Functions and benefits of asset based loans
Functions
Asset based loans provide capital for short term restructuring of a company's financial state so as to maximize the cash flow. It provides a reasonable recovery time and a conducive financial operating environment where it displays how it could perform if awarded a long term loan hence exhibiting its worth to receive a long term loan.
Asset based loans are used to finance rapid and well planned growth in absence of adequate capital to fund the inventory and receivables. Asset based loans are also used to finance acquisitions.
Benefits
- Companies are free to borrow money daily and repay it when they attain enough cash to do so. it does not have a set time frame like other bank loans.
- Asset based loans tend to be more flexible and contain few covenants as compared to other types of loans.The availability of the asset based loans increases as the working capital required to run the company increases.
- The price of asset based loans varies according to the interested company's creditworthiness but it tends to be cheaper than the corporate and bank loans.

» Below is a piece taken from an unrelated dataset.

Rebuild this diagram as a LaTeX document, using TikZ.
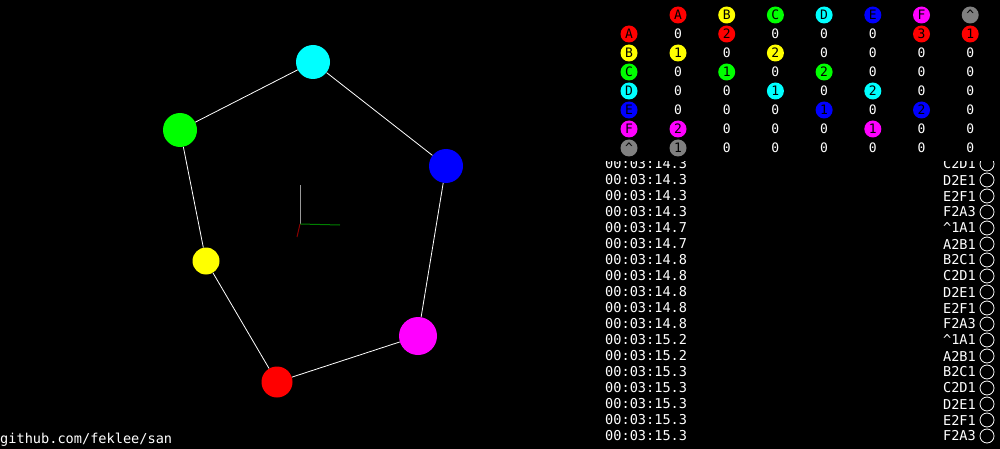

Features of asset based loans
- Revolving credit limit: this revolving credit limits changes depending on the actual accounts receivables balances that a company posses on an ongoing basis. Therefore, the lender has to evaluate a company's accounts receivables size through proper monitoring and auditing.
- Cost: asset based loans are more expensive than bank loans. Small asset based loans are more pricey than big asset based loans.
- Ease of acquisition: it is relatively easy to acquire an asset based loan. All an interested company needs to prove is a good financial statement, a good reporting system, a good credit report and a non exotic inventory.
- Has no constrained time frame: companies are free to borrow money daily and repay when they have enough money to repay.
- Asset based loans offer financing against a pool of assets like receivables, leases, loans and other financial assets.
- Asset based loans offer funding against a range of corporate assets and cash flows.
Comments
Asset based loans are a good and reliable way to raise money especially for manufacturers, distributors and service companies whose seasonal needs and industry cycles hinder maximum cash flow. However, there are a few requirements for qualifying for an asset based loan. They include;
- The interested company must possess a reasonable net worth and long term viability.
- The financial statements of the interested company must be reviewed by a qualified accountant recommended by the lending company.
- The main business principals must guarantee the loan and produce their personal financial statements.
- The interested company must present a year's monthly projections.